Peladeau acquired cable company Videotron Ltee in 2000 with the help of Quebec pension fund manager Caisse de depot et placement du Quebec, thwarting a bid by Toronto-based Rogers (TSX:RCI.B). Quebecor’s cable TV and Internet services are dominant in the province.
He is known as being technologically progressive and has promoted the sharing of content on all platforms from Quebecor’s assets such as television shows and magazines, known as convergence.
However, he also has been described as mercurial and doesn’t appear to suffer fools gladly.
Peladeau said he does not plan “to sell any of my family’s shares,” and added he will spend more time with his wife, well-known TV host and producer Julie Snyder, and their three children.
“I want to be a good father to them.”
Peladeau joined the company in 1985 as assistant to the president and became Quebecor president and CEO in April 1999.
CWA Canada, the union that represents workers at several Quebecor newspapers, said Peladeau leaves behind a “sorry legacy.”
“Under Mr. Peladeau’s watch, we have seen once proud local newspapers cut so badly that they no longer provide a quality product. That’s bad for communities, bad for workers, and bad for democracy,” said CWA Canada director Martin O’Hanlon.
“I’d love to believe that the change will bring a commitment to quality journalism, but with Mr. Peladeau still in charge of corporate strategy, I think that unlikely.”
Quebecor forecasts that Sun TV will lose $19.5 million this year and continue to take losses in the tens of millions through to 2020 unless the federal regulator requires cable and satellite companies to carry it on their basic service.
McGill University associate professor Karl Moore said Peladeau doesn’t have a “perfect record,” but has taken the company beyond just newspapers, which is a challenging business in which to make money.
“PKP will be helping on the strategy side,” said Moore, who teaches at McGill’s Desautels Faculty of Management.
“He’ll continue to think about where they are going to be in five to 10 years, how are they going to expand outside Quebec, do they go into the U.S. and go globally?”
The usual tenure for a CEO is eight to 10 years in a big company, Moore added.
“It’s also a long, hard slog to be CEO for that many years. It’s very demanding. It takes high energy levels.”
On Thursday, along with the management changes, Quebecor announced that its overall revenue last year was $4.35 billion, up $145.2 million from the previous year. It said the main growth came from its telecom segment.
In the fourth quarter ended Dec. 31, Quebecor had $1.14 billion of revenue, down $5.6 million or half a per cent from a year earlier.
Quebecor’s net income plunged to $9.2 million or 15 cents per share in the quarter, a decline from $85.4 million or $1.34 per share from a year earlier – mostly due to non-cash items required under standard accounting.
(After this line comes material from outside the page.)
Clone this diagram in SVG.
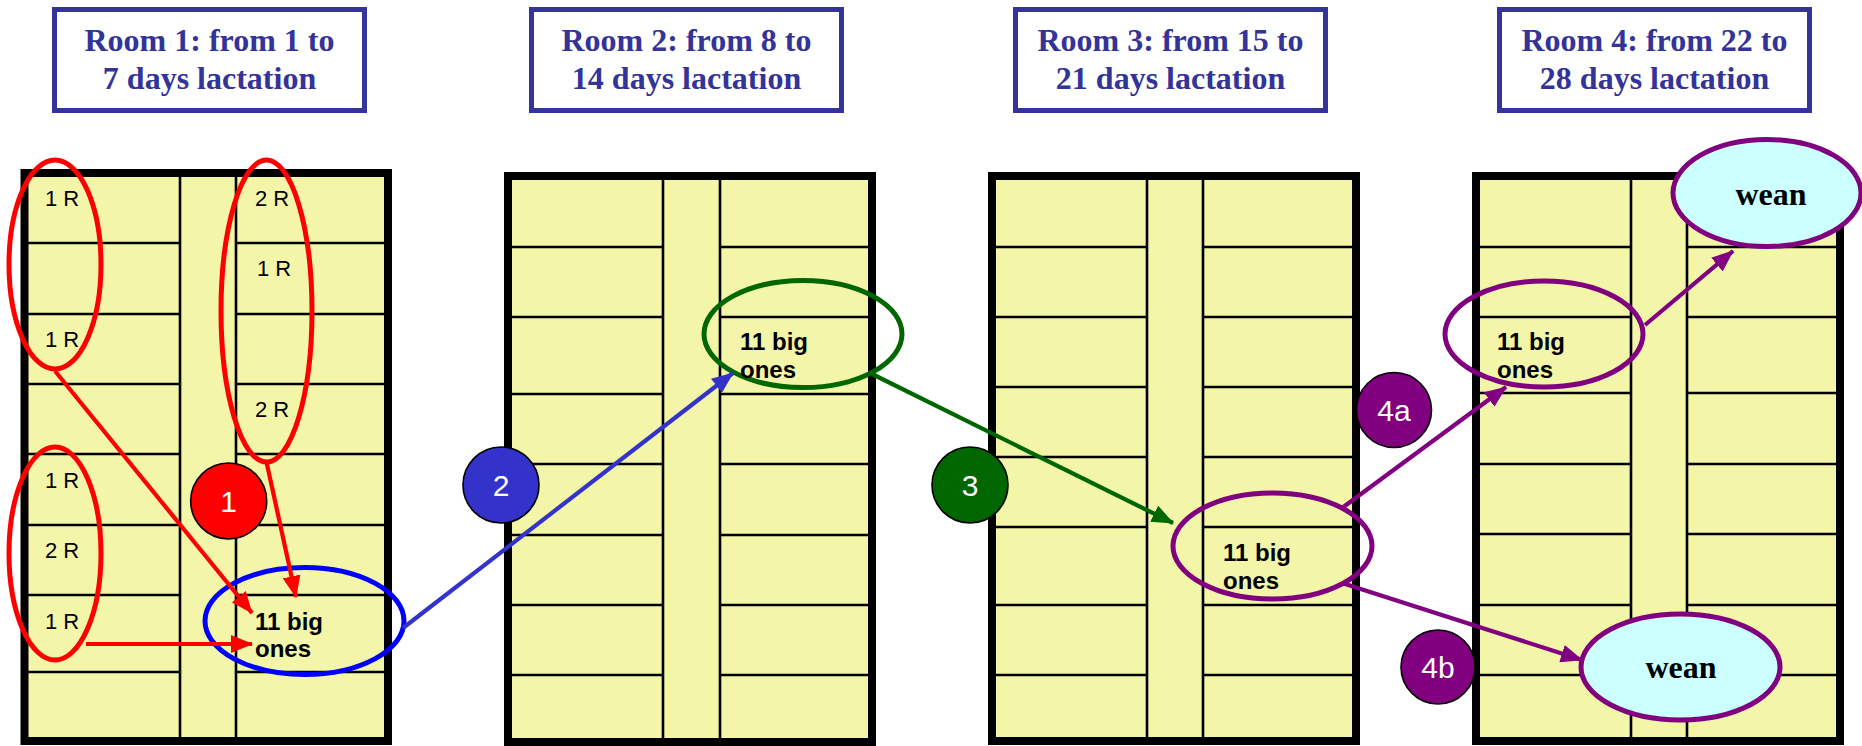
<svg xmlns="http://www.w3.org/2000/svg" width="1862" height="746" viewBox="0 0 1862 746">
  <style>
    .title-box { fill: #ffffff; stroke: #333399; stroke-width: 5; }
    .title { font-family: "Liberation Serif", "Times New Roman", serif; font-weight: bold; font-size: 32px; fill: #333399; text-anchor: middle; }
    .room-fill { fill: #f3f5a8; stroke: none; }
    .room-border { fill: none; stroke: #000000; stroke-width: 8; }
    .pen { stroke: #000000; stroke-width: 2.6; }
    .pen-label { font-family: "Liberation Sans", Arial, sans-serif; font-size: 22px; fill: #000000; }
    .group-label { font-family: "Liberation Sans", Arial, sans-serif; font-weight: bold; font-size: 24px; fill: #000000; }
    .ring { fill: none; stroke-width: 5; }
    .step { stroke: #000000; stroke-width: 1.6; }
    .step-label { font-family: "Liberation Sans", Arial, sans-serif; font-size: 30px; fill: #ffffff; text-anchor: middle; }
    .wean { fill: #ccffff; stroke: #800080; stroke-width: 5; }
    .wean-label { font-family: "Liberation Serif", "Times New Roman", serif; font-weight: bold; font-size: 32px; fill: #000000; text-anchor: middle; }
    .link { fill: none; stroke-width: 4.2; }
  </style>
  <defs>
    <marker id="head-red" markerUnits="userSpaceOnUse" markerWidth="22" markerHeight="18" refX="21" refY="9" orient="auto">
      <path d="M0,0 L22,9 L0,18 Z" fill="#ff0000"/>
    </marker>
    <marker id="head-blue" markerUnits="userSpaceOnUse" markerWidth="22" markerHeight="18" refX="21" refY="9" orient="auto">
      <path d="M0,0 L22,9 L0,18 Z" fill="#3333cc"/>
    </marker>
    <marker id="head-green" markerUnits="userSpaceOnUse" markerWidth="22" markerHeight="18" refX="21" refY="9" orient="auto">
      <path d="M0,0 L22,9 L0,18 Z" fill="#006600"/>
    </marker>
    <marker id="head-purple" markerUnits="userSpaceOnUse" markerWidth="22" markerHeight="18" refX="21" refY="9" orient="auto">
      <path d="M0,0 L22,9 L0,18 Z" fill="#800080"/>
    </marker>
  </defs>

  <!-- Room headings -->
  <g id="title-room1">
    <rect class="title-box" x="54.5" y="9.5" width="310" height="101"/>
    <text class="title" x="209.5" y="51">Room 1: from 1 to</text>
    <text class="title" x="209.5" y="89">7 days lactation</text>
  </g>
  <g id="title-room2">
    <rect class="title-box" x="531.5" y="9.5" width="310" height="101"/>
    <text class="title" x="686.5" y="51">Room 2: from 8 to</text>
    <text class="title" x="686.5" y="89">14 days lactation</text>
  </g>
  <g id="title-room3">
    <rect class="title-box" x="1015.5" y="9.5" width="310" height="101"/>
    <text class="title" x="1170.5" y="51">Room 3: from 15 to</text>
    <text class="title" x="1170.5" y="89">21 days lactation</text>
  </g>
  <g id="title-room4">
    <rect class="title-box" x="1499.5" y="9.5" width="310" height="101"/>
    <text class="title" x="1654.5" y="51">Room 4: from 22 to</text>
    <text class="title" x="1654.5" y="89">28 days lactation</text>
  </g>

  <!-- Room 1 floor plan -->
  <g id="room1">
    <rect class="room-fill" x="24.5" y="173" width="363.5" height="568"/>
    <g class="pen">
      <line x1="24" y1="243" x2="180" y2="243"/><line x1="236" y1="243" x2="388" y2="243"/>
      <line x1="24" y1="314" x2="180" y2="314"/><line x1="236" y1="314" x2="388" y2="314"/>
      <line x1="24" y1="384" x2="180" y2="384"/><line x1="236" y1="384" x2="388" y2="384"/>
      <line x1="24" y1="454" x2="180" y2="454"/><line x1="236" y1="454" x2="388" y2="454"/>
      <line x1="24" y1="525" x2="180" y2="525"/><line x1="236" y1="525" x2="388" y2="525"/>
      <line x1="24" y1="595" x2="180" y2="595"/><line x1="236" y1="595" x2="388" y2="595"/>
      <line x1="24" y1="672" x2="180" y2="672"/><line x1="236" y1="672" x2="388" y2="672"/>
      <line x1="180" y1="173" x2="180" y2="741"/>
      <line x1="236" y1="173" x2="236" y2="741"/>
    </g>
    <rect class="room-border" x="24.5" y="173" width="363.5" height="568"/>
    <text class="pen-label" x="45" y="206">1 R</text>
    <text class="pen-label" x="45" y="347">1 R</text>
    <text class="pen-label" x="45" y="488">1 R</text>
    <text class="pen-label" x="45" y="558">2 R</text>
    <text class="pen-label" x="45" y="629">1 R</text>
    <text class="pen-label" x="255" y="206">2 R</text>
    <text class="pen-label" x="257" y="276">1 R</text>
    <text class="pen-label" x="255" y="417">2 R</text>
  </g>

  <!-- Room 2 floor plan -->
  <g id="room2">
    <rect class="room-fill" x="508" y="176" width="364" height="566"/>
    <g class="pen">
      <line x1="508" y1="247" x2="663" y2="247"/><line x1="720" y1="247" x2="872" y2="247"/>
      <line x1="508" y1="317" x2="663" y2="317"/><line x1="720" y1="317" x2="872" y2="317"/>
      <line x1="508" y1="394" x2="663" y2="394"/><line x1="720" y1="394" x2="872" y2="394"/>
      <line x1="508" y1="464" x2="663" y2="464"/><line x1="720" y1="464" x2="872" y2="464"/>
      <line x1="508" y1="535" x2="663" y2="535"/><line x1="720" y1="535" x2="872" y2="535"/>
      <line x1="508" y1="605" x2="663" y2="605"/><line x1="720" y1="605" x2="872" y2="605"/>
      <line x1="508" y1="675" x2="663" y2="675"/><line x1="720" y1="675" x2="872" y2="675"/>
      <line x1="663" y1="176" x2="663" y2="742"/>
      <line x1="720" y1="176" x2="720" y2="742"/>
    </g>
    <rect class="room-border" x="508" y="176" width="364" height="566"/>
  </g>

  <!-- Room 3 floor plan -->
  <g id="room3">
    <rect class="room-fill" x="992" y="176" width="364" height="565"/>
    <g class="pen">
      <line x1="992" y1="247" x2="1147" y2="247"/><line x1="1203" y1="247" x2="1356" y2="247"/>
      <line x1="992" y1="317" x2="1147" y2="317"/><line x1="1203" y1="317" x2="1356" y2="317"/>
      <line x1="992" y1="387" x2="1147" y2="387"/><line x1="1203" y1="387" x2="1356" y2="387"/>
      <line x1="992" y1="457" x2="1147" y2="457"/><line x1="1203" y1="457" x2="1356" y2="457"/>
      <line x1="992" y1="527" x2="1147" y2="527"/><line x1="1203" y1="527" x2="1356" y2="527"/>
      <line x1="992" y1="605" x2="1147" y2="605"/><line x1="1203" y1="605" x2="1356" y2="605"/>
      <line x1="992" y1="675" x2="1147" y2="675"/><line x1="1203" y1="675" x2="1356" y2="675"/>
      <line x1="1147" y1="176" x2="1147" y2="741"/>
      <line x1="1203" y1="176" x2="1203" y2="741"/>
    </g>
    <rect class="room-border" x="992" y="176" width="364" height="565"/>
  </g>

  <!-- Room 4 floor plan -->
  <g id="room4">
    <rect class="room-fill" x="1476" y="176" width="364" height="565"/>
    <g class="pen">
      <line x1="1476" y1="247" x2="1631" y2="247"/><line x1="1687" y1="247" x2="1840" y2="247"/>
      <line x1="1476" y1="317" x2="1631" y2="317"/><line x1="1687" y1="317" x2="1840" y2="317"/>
      <line x1="1476" y1="393" x2="1631" y2="393"/><line x1="1687" y1="393" x2="1840" y2="393"/>
      <line x1="1476" y1="464" x2="1631" y2="464"/><line x1="1687" y1="464" x2="1840" y2="464"/>
      <line x1="1476" y1="534" x2="1631" y2="534"/><line x1="1687" y1="534" x2="1840" y2="534"/>
      <line x1="1476" y1="605" x2="1631" y2="605"/><line x1="1687" y1="605" x2="1840" y2="605"/>
      <line x1="1476" y1="675" x2="1631" y2="675"/><line x1="1687" y1="675" x2="1840" y2="675"/>
      <line x1="1631" y1="176" x2="1631" y2="741"/>
      <line x1="1687" y1="176" x2="1687" y2="741"/>
    </g>
    <rect class="room-border" x="1476" y="176" width="364" height="565"/>
  </g>

  <!-- Pen groupings in room 1 -->
  <g id="group-left-top">
    <ellipse class="ring" cx="55" cy="264.5" rx="46" ry="104.5" stroke="#ff0000"/>
  </g>
  <g id="group-right">
    <ellipse class="ring" cx="266.5" cy="311" rx="45.5" ry="151" stroke="#ff0000"/>
  </g>
  <g id="group-left-bottom">
    <ellipse class="ring" cx="55" cy="553.5" rx="46" ry="106.5" stroke="#ff0000"/>
  </g>

  <!-- Litters of big piglets -->
  <g id="big-room1">
    <ellipse class="ring" cx="304.5" cy="621" rx="99.5" ry="53.5" stroke="#0000ff"/>
    <text class="group-label" x="255" y="630">11 big</text>
    <text class="group-label" x="255" y="657">ones</text>
  </g>
  <g id="big-room2">
    <ellipse class="ring" cx="803" cy="334" rx="99" ry="53.5" stroke="#006600"/>
    <text class="group-label" x="740" y="350">11 big</text>
    <text class="group-label" x="740" y="378">ones</text>
  </g>
  <g id="big-room3">
    <ellipse class="ring" cx="1272.5" cy="546" rx="99.5" ry="53" stroke="#800080"/>
    <text class="group-label" x="1223" y="561">11 big</text>
    <text class="group-label" x="1223" y="589">ones</text>
  </g>
  <g id="big-room4">
    <ellipse class="ring" cx="1544" cy="334" rx="99" ry="53" stroke="#800080"/>
    <text class="group-label" x="1497" y="350">11 big</text>
    <text class="group-label" x="1497" y="378">ones</text>
  </g>

  <!-- Weaning -->
  <g id="wean-top">
    <ellipse class="wean" cx="1767" cy="193" rx="94" ry="53.5"/>
    <text class="wean-label" x="1771" y="205">wean</text>
  </g>
  <g id="wean-bottom">
    <ellipse class="wean" cx="1680.5" cy="667" rx="99.5" ry="53"/>
    <text class="wean-label" x="1681" y="678">wean</text>
  </g>

  <!-- Moves between pens and rooms -->
  <g id="connectors">
    <line class="link" x1="55" y1="371" x2="252" y2="613" stroke="#ff0000" marker-end="url(#head-red)"/>
    <line class="link" x1="266.5" y1="462" x2="296" y2="597" stroke="#ff0000" marker-end="url(#head-red)"/>
    <line class="link" x1="86" y1="644" x2="252" y2="644" stroke="#ff0000" marker-end="url(#head-red)"/>
    <line class="link" x1="403" y1="628" x2="733" y2="373" stroke="#3333cc" marker-end="url(#head-blue)"/>
    <line class="link" x1="872" y1="374" x2="1173" y2="523" stroke="#006600" marker-end="url(#head-green)"/>
    <line class="link" x1="1342" y1="508" x2="1506" y2="387" stroke="#800080" marker-end="url(#head-purple)"/>
    <line class="link" x1="1645" y1="325" x2="1733" y2="251" stroke="#800080" marker-end="url(#head-purple)"/>
    <line class="link" x1="1342" y1="583" x2="1582" y2="660" stroke="#800080" marker-end="url(#head-purple)"/>
  </g>

  <!-- Step markers -->
  <g id="step1">
    <circle class="step" cx="228.7" cy="501" r="38" fill="#ff0000"/>
    <text class="step-label" x="228.7" y="512">1</text>
  </g>
  <g id="step2">
    <circle class="step" cx="501" cy="485" r="38" fill="#3333cc"/>
    <text class="step-label" x="501" y="496">2</text>
  </g>
  <g id="step3">
    <circle class="step" cx="970" cy="485" r="38" fill="#006600"/>
    <text class="step-label" x="970" y="496">3</text>
  </g>
  <g id="step4a">
    <circle class="step" cx="1394" cy="410" r="37.5" fill="#800080"/>
    <text class="step-label" x="1394" y="421">4a</text>
  </g>
  <g id="step4b">
    <circle class="step" cx="1438" cy="667" r="37" fill="#800080"/>
    <text class="step-label" x="1438" y="678">4b</text>
  </g>
</svg>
Operating income was steady at $370.8 million – a slight increase from $369.2 million. Increases at telecommunications and interactive communications offset declines in news media, broadcasting as well as leisure and entertainment.
Quebecor’s adjusted income from continuing operations was $56 million in the quarter, up $1 million from a year earlier. For the full year, adjusted income was $196.1 million, up $4.6 million from a year earlier.
The change in leadership will take effect on May 8 when Quebecor holds its annual meeting in Montreal.
Shares in Quebecor were down about 4.5 per cent, or $2.09, to $43.98 in afternoon trading on the Toronto Stock Exchange.